* [Task goal]: Only the lines from the start up to and including the line containing "anchor=west, inner sep=0pt]" should be repeated, word for word.

==================================================

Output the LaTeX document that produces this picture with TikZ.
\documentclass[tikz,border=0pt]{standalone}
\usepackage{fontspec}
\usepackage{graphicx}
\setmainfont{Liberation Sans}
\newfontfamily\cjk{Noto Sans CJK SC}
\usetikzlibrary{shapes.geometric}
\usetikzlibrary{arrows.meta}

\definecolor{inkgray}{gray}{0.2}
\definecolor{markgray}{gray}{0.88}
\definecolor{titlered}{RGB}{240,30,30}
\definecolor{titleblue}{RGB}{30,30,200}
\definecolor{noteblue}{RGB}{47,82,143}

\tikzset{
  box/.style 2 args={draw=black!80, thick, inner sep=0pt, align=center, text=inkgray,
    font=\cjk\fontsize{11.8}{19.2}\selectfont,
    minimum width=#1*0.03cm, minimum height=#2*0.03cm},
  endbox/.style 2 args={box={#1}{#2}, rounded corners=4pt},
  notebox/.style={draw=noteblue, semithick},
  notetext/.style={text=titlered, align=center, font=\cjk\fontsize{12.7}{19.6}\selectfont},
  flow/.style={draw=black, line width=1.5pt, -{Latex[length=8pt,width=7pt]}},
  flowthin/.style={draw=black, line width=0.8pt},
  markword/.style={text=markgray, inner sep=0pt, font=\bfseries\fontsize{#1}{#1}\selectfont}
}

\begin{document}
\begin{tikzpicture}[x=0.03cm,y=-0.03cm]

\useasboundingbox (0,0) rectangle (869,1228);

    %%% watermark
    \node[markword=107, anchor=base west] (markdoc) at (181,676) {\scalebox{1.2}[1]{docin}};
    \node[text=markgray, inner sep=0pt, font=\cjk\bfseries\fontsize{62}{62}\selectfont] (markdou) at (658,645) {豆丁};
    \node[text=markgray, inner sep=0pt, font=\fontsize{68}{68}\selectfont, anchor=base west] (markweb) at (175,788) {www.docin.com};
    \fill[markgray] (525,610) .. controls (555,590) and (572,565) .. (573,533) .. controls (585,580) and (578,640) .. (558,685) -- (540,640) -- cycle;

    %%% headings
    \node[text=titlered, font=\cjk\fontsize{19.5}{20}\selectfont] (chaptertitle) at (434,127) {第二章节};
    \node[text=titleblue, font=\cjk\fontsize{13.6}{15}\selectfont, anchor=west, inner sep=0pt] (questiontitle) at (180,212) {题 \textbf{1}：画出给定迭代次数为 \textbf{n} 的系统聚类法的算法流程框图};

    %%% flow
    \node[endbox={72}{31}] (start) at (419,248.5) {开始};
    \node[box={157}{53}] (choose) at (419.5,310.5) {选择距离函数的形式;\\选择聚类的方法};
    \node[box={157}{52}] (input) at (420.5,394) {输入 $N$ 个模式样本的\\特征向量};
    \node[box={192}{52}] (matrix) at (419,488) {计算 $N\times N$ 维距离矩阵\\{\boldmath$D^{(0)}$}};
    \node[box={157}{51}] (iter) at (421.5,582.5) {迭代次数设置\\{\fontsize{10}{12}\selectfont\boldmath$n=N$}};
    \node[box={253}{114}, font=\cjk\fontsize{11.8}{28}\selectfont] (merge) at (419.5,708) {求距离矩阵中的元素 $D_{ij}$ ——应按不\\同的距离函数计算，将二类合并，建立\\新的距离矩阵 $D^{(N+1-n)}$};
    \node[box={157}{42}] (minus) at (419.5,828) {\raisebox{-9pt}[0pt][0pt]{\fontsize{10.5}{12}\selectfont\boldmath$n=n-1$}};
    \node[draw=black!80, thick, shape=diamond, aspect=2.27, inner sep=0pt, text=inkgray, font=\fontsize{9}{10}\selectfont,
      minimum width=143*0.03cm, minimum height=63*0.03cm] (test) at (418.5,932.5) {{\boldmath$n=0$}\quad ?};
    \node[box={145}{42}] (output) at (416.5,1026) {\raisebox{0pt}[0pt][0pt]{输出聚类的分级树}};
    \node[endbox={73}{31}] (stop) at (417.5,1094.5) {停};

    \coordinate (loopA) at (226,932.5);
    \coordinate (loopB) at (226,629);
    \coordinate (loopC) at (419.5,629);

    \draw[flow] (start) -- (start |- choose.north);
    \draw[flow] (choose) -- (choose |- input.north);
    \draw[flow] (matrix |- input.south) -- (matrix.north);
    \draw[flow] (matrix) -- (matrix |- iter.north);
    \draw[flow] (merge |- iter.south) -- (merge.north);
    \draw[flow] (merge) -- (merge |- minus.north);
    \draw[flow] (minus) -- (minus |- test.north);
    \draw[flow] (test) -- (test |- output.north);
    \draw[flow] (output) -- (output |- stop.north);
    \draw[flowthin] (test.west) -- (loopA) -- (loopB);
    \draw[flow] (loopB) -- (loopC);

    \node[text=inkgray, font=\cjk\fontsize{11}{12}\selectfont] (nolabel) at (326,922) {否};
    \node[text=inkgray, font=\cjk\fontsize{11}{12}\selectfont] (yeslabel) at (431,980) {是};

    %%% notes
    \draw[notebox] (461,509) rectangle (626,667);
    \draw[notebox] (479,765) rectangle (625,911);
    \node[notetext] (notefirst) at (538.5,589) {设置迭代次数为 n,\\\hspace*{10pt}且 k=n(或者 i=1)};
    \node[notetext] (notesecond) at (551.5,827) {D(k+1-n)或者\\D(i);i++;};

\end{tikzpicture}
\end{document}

==================================================

* [Full answer]:
Output the LaTeX document that produces this picture with TikZ.
\documentclass[tikz,border=0pt]{standalone}
\usepackage{fontspec}
\usepackage{graphicx}
\setmainfont{Liberation Sans}
\newfontfamily\cjk{Noto Sans CJK SC}
\usetikzlibrary{shapes.geometric}
\usetikzlibrary{arrows.meta}

\definecolor{inkgray}{gray}{0.2}
\definecolor{markgray}{gray}{0.88}
\definecolor{titlered}{RGB}{240,30,30}
\definecolor{titleblue}{RGB}{30,30,200}
\definecolor{noteblue}{RGB}{47,82,143}

\tikzset{
  box/.style 2 args={draw=black!80, thick, inner sep=0pt, align=center, text=inkgray,
    font=\cjk\fontsize{11.8}{19.2}\selectfont,
    minimum width=#1*0.03cm, minimum height=#2*0.03cm},
  endbox/.style 2 args={box={#1}{#2}, rounded corners=4pt},
  notebox/.style={draw=noteblue, semithick},
  notetext/.style={text=titlered, align=center, font=\cjk\fontsize{12.7}{19.6}\selectfont},
  flow/.style={draw=black, line width=1.5pt, -{Latex[length=8pt,width=7pt]}},
  flowthin/.style={draw=black, line width=0.8pt},
  markword/.style={text=markgray, inner sep=0pt, font=\bfseries\fontsize{#1}{#1}\selectfont}
}

\begin{document}
\begin{tikzpicture}[x=0.03cm,y=-0.03cm]

\useasboundingbox (0,0) rectangle (869,1228);

    %%% watermark
    \node[markword=107, anchor=base west] (markdoc) at (181,676) {\scalebox{1.2}[1]{docin}};
    \node[text=markgray, inner sep=0pt, font=\cjk\bfseries\fontsize{62}{62}\selectfont] (markdou) at (658,645) {豆丁};
    \node[text=markgray, inner sep=0pt, font=\fontsize{68}{68}\selectfont, anchor=base west] (markweb) at (175,788) {www.docin.com};
    \fill[markgray] (525,610) .. controls (555,590) and (572,565) .. (573,533) .. controls (585,580) and (578,640) .. (558,685) -- (540,640) -- cycle;

    %%% headings
    \node[text=titlered, font=\cjk\fontsize{19.5}{20}\selectfont] (chaptertitle) at (434,127) {第二章节};
    \node[text=titleblue, font=\cjk\fontsize{13.6}{15}\selectfont, anchor=west, inner sep=0pt] (questiontitle) at (180,212) {题 \textbf{1}：画出给定迭代次数为 \textbf{n} 的系统聚类法的算法流程框图};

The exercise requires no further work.